The principles that are the heart of any school’s decision making processes should be what is best for the children attending that school–period. Honoring what made a school successful in the past is important, but just as important is the need to make theoretical predictions about the future of a school. What’s the plan for when every child who enters a classroom has a phone that is also a portal to the internet, a music and video player, a crowd-sources encyclopedia, and a literal stream of consciousness of the world? Are schools equipped to teach kids like this? What do schools do about children who don’t readily have these devices? When teachers are given a laptop, projector, iPad, and touch devices to teach with, isn’t it a little bit hypocritical to tell children when and where they should be learning with their own?

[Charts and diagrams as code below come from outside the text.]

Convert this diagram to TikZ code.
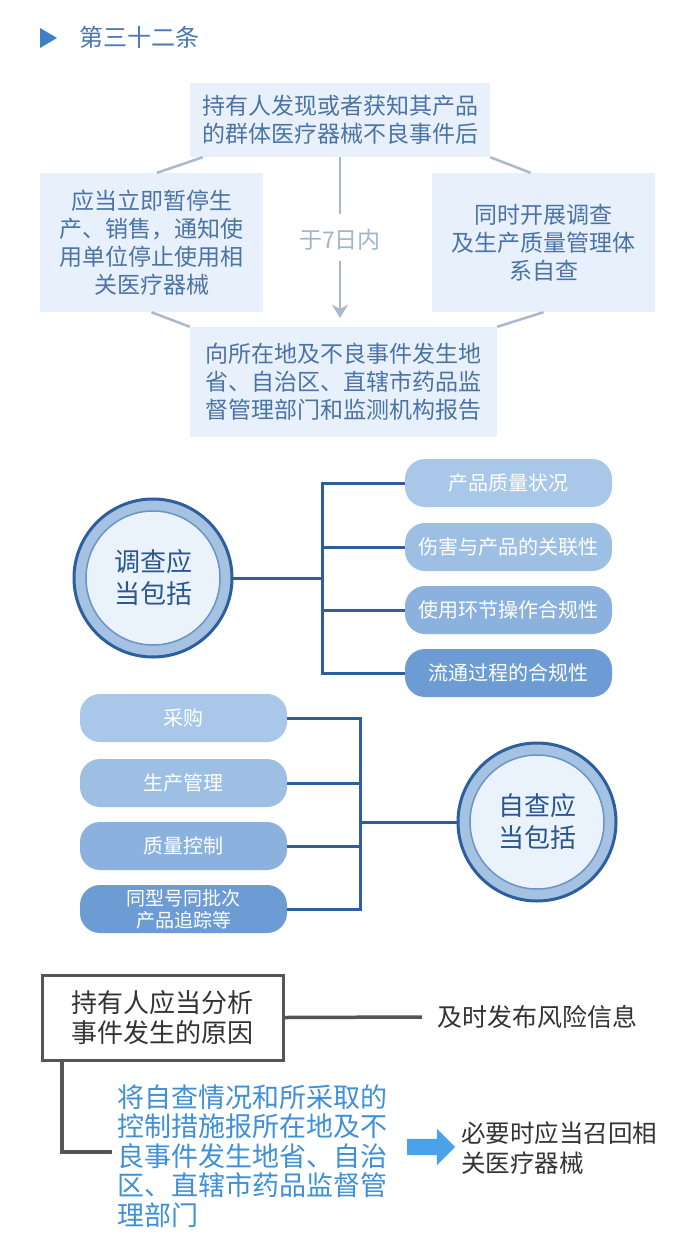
\documentclass[tikz,border=0pt]{standalone}
\usepackage{fontspec}
\setmainfont{Noto Sans CJK SC}
\usetikzlibrary{shapes.arrows,arrows.meta}
\definecolor{boxfill}{HTML}{E8F1FB}
\definecolor{boxtext}{HTML}{4B73A6}
\definecolor{grayline}{HTML}{AAB9CD}
\definecolor{graytext}{HTML}{A3B4CA}
\definecolor{treeline}{HTML}{2D5F9E}
\definecolor{ringfill}{HTML}{A6C2E2}
\definecolor{innerfill}{HTML}{EAF2FB}
\definecolor{innerstroke}{HTML}{6B93C6}
\definecolor{circtext}{HTML}{2B5590}
\definecolor{pillA}{HTML}{A9C8E9}
\definecolor{pillB}{HTML}{9EBFE4}
\definecolor{pillC}{HTML}{8BB2DE}
\definecolor{pillD}{HTML}{6C9CD3}
\definecolor{titleblue}{HTML}{3F7FC7}
\definecolor{titletext}{HTML}{4B78B0}
\definecolor{darkgray}{HTML}{555555}
\definecolor{darktext}{HTML}{333333}
\definecolor{bluetext}{HTML}{3F8FD9}
\definecolor{fatarrow}{HTML}{4AA3EA}
\begin{document}
\begin{tikzpicture}[x=1pt,y=-1pt,
  infobox/.style={fill=boxfill, text=boxtext, align=center, inner sep=0pt,
    font=\fontsize{23}{28}\selectfont},
  conn/.style={draw=grayline, line width=2.5pt},
  pill/.style={rounded corners=20pt, text=white, align=center, inner sep=0pt,
    minimum width=207pt, minimum height=48pt, font=\fontsize{20}{23}\selectfont},
  tree/.style={draw=treeline, line width=3pt},
  ctext/.style={circle, fill=innerfill, draw=innerstroke, line width=1.5pt,
    minimum size=134pt, inner sep=0pt, text=circtext, align=center,
    font=\fontsize{26}{32}\selectfont},
  sect/.style={text=darktext, inner sep=0pt},
  thick3/.style={draw=darkgray, line width=3.5pt}
]
\useasboundingbox (0,0) rectangle (700,1249);
\fill[white] (0,0) rectangle (700,1249);

% title
\fill[titleblue] (40,28) -- (57,38) -- (40,48) -- cycle;
\node[anchor=west, text=titletext, inner sep=0pt, font=\fontsize{24}{28}\selectfont] (title) at (79,37) {第三十二条};

% top section
\node[infobox, minimum width=300pt, minimum height=74pt] (top) at (340,120) {持有人发现或者获知其产品\\的群体医疗器械不良事件后};
\node[infobox, minimum width=223pt, minimum height=139pt] (left) at (151.5,242.5) {应当立即暂停生\\产、销售，通知使\\用单位停止使用相\\关医疗器械};
\node[infobox, minimum width=223pt, minimum height=139pt] (right) at (543.5,242.5) {同时开展调查\\及生产质量管理体\\系自查};
\node[infobox, minimum width=307pt, minimum height=110pt] (bot) at (343.5,382) {向所在地及不良事件发生地\\省、自治区、直辖市药品监\\督管理部门和监测机构报告};
\node[text=graytext, inner sep=0pt, font=\fontsize{23}{28}\selectfont] (d7) at (340,240) {于7日内};

\draw[conn] (top.south -| d7) -- (d7.north) [shorten >=15pt];
\draw[conn, -{Stealth[length=13pt,width=16pt,inset=4pt]}, shorten <=10pt, shorten >=9pt] (d7.south) -- (bot.north -| d7);
\draw[conn] ([xshift=13pt]top.south west) -- ([xshift=5.5pt]left.north);
\draw[conn] (top.south east) -- ([xshift=-13pt]right.north);
\draw[conn] (left.south) -- (bot.north west);
\draw[conn] (right.south) -- (bot.north east);

% investigation tree
\fill[ringfill, draw=treeline, line width=3pt] (153,578) circle (79);
\node[ctext] (c1) at (153,578) {调查应\\当包括};
\node[pill, fill=pillA] (p1) at (508.5,483) {产品质量状况};
\node[pill, fill=pillB] (p2) at (508.5,547) {伤害与产品的关联性};
\node[pill, fill=pillC] (p3) at (508.5,610) {使用环节操作合规性};
\node[pill, fill=pillD] (p4) at (508.5,673) {流通过程的合规性};
\coordinate (j1) at (322,578);
\draw[tree] ([xshift=12pt]c1.east) -- (j1);
\draw[tree] (p1.west) -| (j1) |- (p4.west);
\draw[tree] (p2.west) -- (p2.west -| j1);
\draw[tree] (p3.west) -- (p3.west -| j1);

% self-check tree
\fill[ringfill, draw=treeline, line width=3pt] (537,822) circle (79);
\node[ctext] (c2) at (537,822) {自查应\\当包括};
\node[pill, fill=pillA] (q1) at (183.5,718) {采购};
\node[pill, fill=pillB] (q2) at (183.5,783) {生产管理};
\node[pill, fill=pillC] (q3) at (183.5,846) {质量控制};
\node[pill, fill=pillD, font=\fontsize{19}{22}\selectfont] (q4) at (183.5,909) {同型号同批次\\产品追踪等};
\coordinate (j2) at (360,822);
\draw[tree] ([xshift=-12pt]c2.west) -- (j2);
\draw[tree] (q1.east) -| (j2) |- (q4.east);
\draw[tree] (q2.east) -- (q2.east -| j2);
\draw[tree] (q3.east) -- (q3.east -| j2);

% bottom section
\node[draw=darkgray, line width=3pt, fill=white, minimum width=241pt, minimum height=85pt,
  align=center, text=darktext, inner sep=0pt, font=\fontsize{26}{30}\selectfont] (b1) at (162.5,1017.5) {持有人应当分析\\事件发生的原因};
\node[sect, anchor=west, font=\fontsize{25}{30}\selectfont] (t1) at (437,1017) {及时发布风险信息};
\coordinate (e1) at (422,1017);
\draw[thick3] (b1.east) -- (e1);
\node[anchor=west, align=left, text=bluetext, inner sep=0pt, font=\fontsize{27}{29.5}\selectfont] (bt) at (117,1156) {将自查情况和所采取的\\控制措施报所在地及不\\良事件发生地省、自治\\区、直辖市药品监督管\\理部门};
\coordinate (k1) at (62,1152);
\coordinate (k2) at (112,1152);
\draw[thick3] (b1.south -| k1) -- (k1) -- (k2);
\node[single arrow, fill=fatarrow, inner sep=8pt, minimum height=48pt, single arrow head extend=10pt, shape border rotate=0] (ar) at (427,1147) {};
\node[sect, anchor=west, align=left, font=\fontsize{24.5}{30}\selectfont] (t2) at (461,1148) {必要时应当召回相\\关医疗器械};
\end{tikzpicture}
\end{document}
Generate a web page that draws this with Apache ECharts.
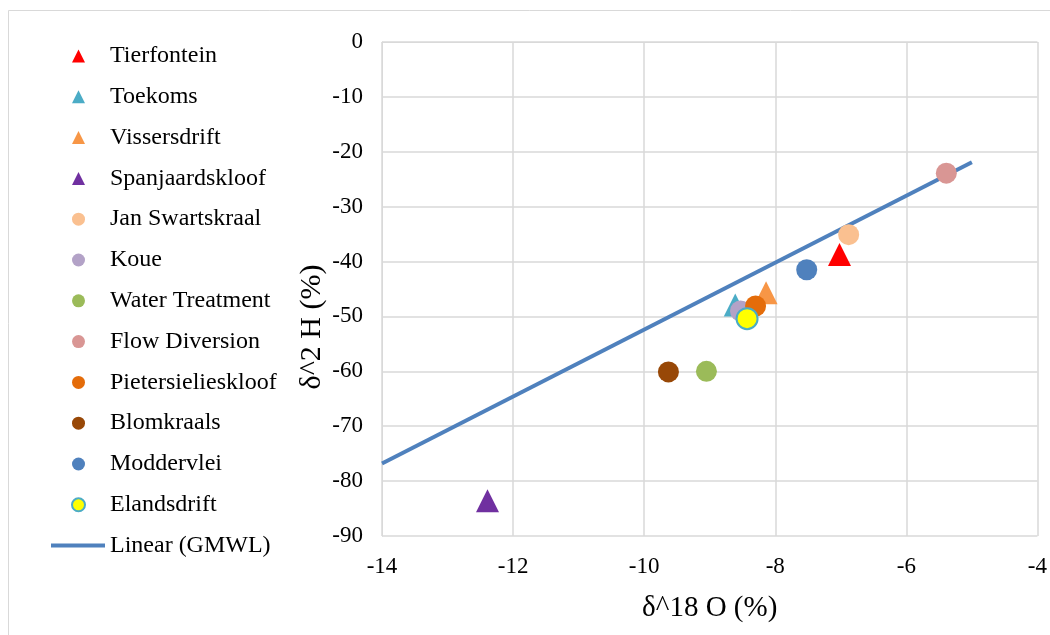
<!DOCTYPE html>
<html>
<head>
<meta charset="utf-8">
<script src="https://cdn.jsdelivr.net/npm/echarts@6/dist/echarts.min.js"></script>
<style>
  html, body { margin: 0; padding: 0; background: #fff; }
  #chart { width: 1050px; height: 635px; }
</style>
</head>
<body>
<div id="chart"></div>
<script>
// Sampling sites: δ18O and δ2H values
const siteNames = [
  'Tierfontein', 'Toekoms', 'Vissersdrift', 'Spanjaardskloof',
  'Jan Swartskraal', 'Koue', 'Water Treatment', 'Flow Diversion',
  'Pietersielieskloof', 'Blomkraals', 'Moddervlei', 'Elandsdrift'
];
const d18O = [-7.02, -8.61, -8.14, -12.39, -6.88, -8.53, -9.05, -5.39, -8.30, -9.63, -7.52, -8.43];
const d2H  = [-38.7, -47.9, -45.7, -83.6, -35.1, -49.0, -60.0, -23.9, -48.1, -60.1, -41.5, -50.4];
const siteSymbols = [
  'triangle', 'triangle', 'triangle', 'triangle',
  'circle', 'circle', 'circle', 'circle', 'circle', 'circle', 'circle', 'circle'
];
const siteColors = [
  '#FF0000', '#4BACC6', '#F79646', '#7030A0',
  '#FAC090', '#B3A2C7', '#9BBB59', '#D99694',
  '#E46C0A', '#984807', '#4F81BD', '#FFFF00'
];

// Linear (GMWL) line endpoints
const gmwlName = 'Linear (GMWL)';
const gmwlX = [-14, -5];
const gmwlY = [-76.8, -21.9];

// Axis ranges
const xRange = { min: -14, max: -4, step: 2 };
const yRange = { min: -90, max: 0, step: 10 };

const serif = '"Liberation Serif", "Times New Roman", serif';
const gridColor = '#D9D9D9';
const legendText = { fontFamily: serif, fontSize: 24, color: '#000', lineHeight: 24 };
const rowGap = 16.8;
const legendTop = 39;

const scatterSeries = siteNames.map((name, i) => {
  const isTri = siteSymbols[i] === 'triangle';
  const style = { color: siteColors[i], opacity: 1 };
  if (name === 'Elandsdrift') {
    style.borderColor = '#4BACC6';
    style.borderWidth = 2;
  }
  return {
    name: name,
    type: 'scatter',
    symbol: siteSymbols[i],
    symbolSize: isTri ? 23 : 21,
    itemStyle: style,
    data: [[d18O[i], d2H[i]]]
  };
});

const lineSeries = {
  name: gmwlName,
  type: 'line',
  symbol: 'none',
  lineStyle: { color: '#4F81BD', width: 4 },
  itemStyle: { color: '#4F81BD' },
  data: gmwlX.map((x, i) => [x, gmwlY[i]]),
  z: 1
};

const chart = echarts.init(document.getElementById('chart'), null, { renderer: 'canvas' });
chart.setOption({
  animation: false,
  backgroundColor: '#fff',
  textStyle: { fontFamily: serif },
  graphic: [{
    type: 'rect',
    shape: { x: 8.5, y: 10.5, width: 1100, height: 700 },
    style: { fill: 'none', stroke: gridColor, lineWidth: 1 },
    silent: true
  }],
  grid: { left: 382, right: 12, top: 42, bottom: 99, containLabel: false },
  legend: [{
    // site markers
    orient: 'vertical',
    left: 66,
    top: legendTop,
    itemWidth: 13,
    itemHeight: 13,
    itemGap: rowGap,
    selectedMode: false,
    textStyle: Object.assign({ padding: [0, 0, 0, 20] }, legendText),
    data: siteNames
  }, {
    // fitted line
    orient: 'vertical',
    left: 46,
    top: legendTop + siteNames.length * (24 + rowGap),
    itemWidth: 54,
    itemHeight: 4,
    selectedMode: false,
    textStyle: legendText,
    data: [{ name: gmwlName, icon: 'rect' }]
  }],
  xAxis: {
    type: 'value',
    min: xRange.min, max: xRange.max, interval: xRange.step,
    name: 'δ^18 O (%)',
    nameLocation: 'middle',
    nameGap: 58,
    nameTextStyle: { fontFamily: serif, fontSize: 29, color: '#000' },
    axisLine: { show: true, lineStyle: { color: gridColor } },
    axisTick: { show: false },
    axisLabel: { fontFamily: serif, fontSize: 23, color: '#000', margin: 19 },
    splitLine: { show: true, lineStyle: { color: gridColor, width: 1.5 } }
  },
  yAxis: {
    type: 'value',
    min: yRange.min, max: yRange.max, interval: yRange.step,
    name: 'δ^2 H (%)',
    nameLocation: 'middle',
    nameGap: 55,
    nameMoveOverlap: false,
    nameTextStyle: { fontFamily: serif, fontSize: 30, color: '#000', padding: [0, 76, 0, 0] },
    axisLine: { show: true, lineStyle: { color: gridColor } },
    axisTick: { show: false },
    axisLabel: { fontFamily: serif, fontSize: 23, color: '#000', margin: 19 },
    splitLine: { show: true, lineStyle: { color: gridColor, width: 1.5 } }
  },
  series: [lineSeries].concat(scatterSeries)
});
</script>
</body>
</html>
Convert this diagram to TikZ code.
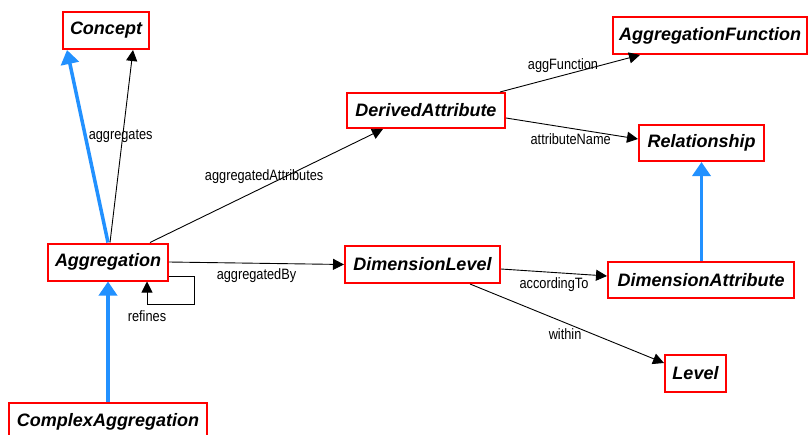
\documentclass[tikz,border=0pt]{standalone}
\usepackage{fontspec}
\setmainfont{Liberation Sans}
\newfontfamily\edgefont[FakeStretch=0.85]{Liberation Sans}
\usetikzlibrary{arrows.meta}
\definecolor{isablue}{RGB}{34,145,255}
\definecolor{boxred}{RGB}{255,0,0}

\begin{document}
\begin{tikzpicture}[x=1pt,y=-1pt,
  cls/.style={draw=boxred,line width=2pt,minimum height=37pt,inner sep=0pt,
    font=\fontsize{18}{20}\selectfont\bfseries\itshape},
  assoc/.style={line width=0.9pt,-{Triangle[length=11pt,width=11pt]}},
  inherit/.style={isablue,line width=3.5pt,-{Triangle[length=14pt,width=18pt]}},
  lbl/.style={font=\edgefont\fontsize{15}{17}\selectfont,inner sep=0pt}]

\useasboundingbox (0,0) rectangle (808,434);

% classes
\node[cls,minimum width=86pt]  (concept) at (106,30.5)   {Concept};
\node[cls,minimum width=120pt] (agg)     at (108,262)    {Aggregation};
\node[cls,minimum width=198pt] (cagg)    at (108,421.5)  {ComplexAggregation};
\node[cls,minimum width=158pt,minimum height=35pt] (dattr) at (426,110.5) {DerivedAttribute};
\node[cls,minimum width=194pt] (afun)    at (710,35.5)   {AggregationFunction};
\node[cls,minimum width=125pt,minimum height=36pt] (rel) at (701.5,143) {Relationship};
\node[cls,minimum width=155pt] (dlev)    at (422.5,264.5) {DimensionLevel};
\node[cls,minimum width=186pt,minimum height=36pt] (dimattr) at (701,280) {DimensionAttribute};
\node[cls,minimum width=61pt]  (level)   at (695.5,373.5) {Level};

% generalisations
\draw[inherit] (agg.north) -- ([xshift=-39pt]concept.south);
\draw[inherit] (cagg.north) -- (agg.south);
\draw[inherit] (dimattr.north -| rel.south) -- (rel.south);

% associations
\draw[assoc] ([xshift=2pt]agg.north) -- ([xshift=27pt]concept.south)
  node[lbl,pos=0.55,xshift=-2pt] {aggregates};
\draw[assoc] ([xshift=42pt]agg.north) -- ([xshift=-43pt]dattr.south)
  node[lbl,pos=0.49,yshift=10pt] {aggregatedAttributes};
\draw[assoc] (agg.east) -- (dlev.west)
  node[lbl,pos=0.5,yshift=-12pt] {aggregatedBy};
\draw[assoc] ([yshift=-14pt]agg.east) -- ++(25,0) -- ++(0,28)
  -| ([xshift=39pt]agg.south)
  node[lbl,pos=0.5,below=6pt] {refines};
\draw[assoc] ([xshift=74pt]dattr.north) -- ([xshift=-70pt]afun.south)
  node[lbl,pos=0.45,yshift=10pt] {aggFunction};
\draw[assoc] ([yshift=-7.5pt]dattr.east) -- ([yshift=4pt]rel.west)
  node[lbl,pos=0.49,yshift=-11pt] {attributeName};
\draw[assoc] ([yshift=-4.5pt]dlev.east) -- ([yshift=4pt]dimattr.west)
  node[lbl,pos=0.5,yshift=-12pt] {accordingTo};
\draw[assoc] ([xshift=47.5pt]dlev.south) -- ([yshift=10.5pt]level.west)
  node[lbl,pos=0.49,yshift=-11pt] {within};

\end{tikzpicture}
\end{document}
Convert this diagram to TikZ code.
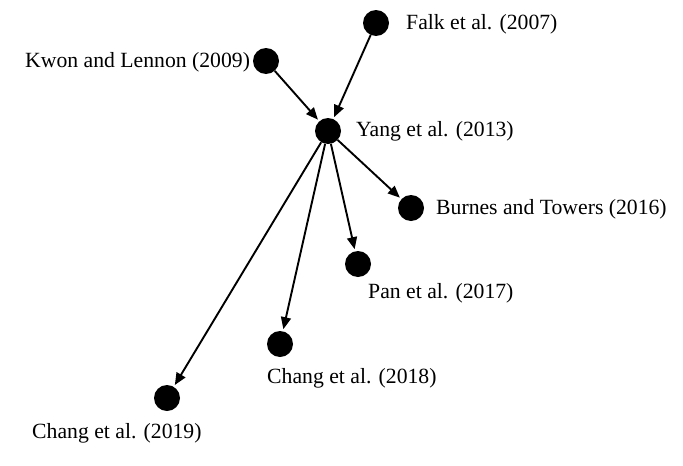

“If we neglect to invest in what we think is a better way of doing things for fear of being compared to how everyone else is measuring success, schools and classrooms will never change.”
If schools are truly motivated by current trends and the ways in which human beings consume and create meaning with the world around them, then we should be okay with classrooms that are designed have children interacting with technologies the same way anyone would to get what they need out of them (with guidance, of course)–classrooms that don’t look like traditional ones–and, by necessity, aren’t measured by the same standards. Teachers shouldn’t fear that the loud, messy learning going on in their room, fueled by design (and not technology), will be viewed as substandard because the lens they’re being viewed from hasn’t been updated since 1960.
If we neglect to invest in what we think is a better way of doing things for fear of being compared to how everyone else is measuring success, schools and classrooms will never change. If we’re willing to upset some people in pursuit of what’s best for children, then maybe we’ve begun sowing the seeds of a revolution for our nation’s schools.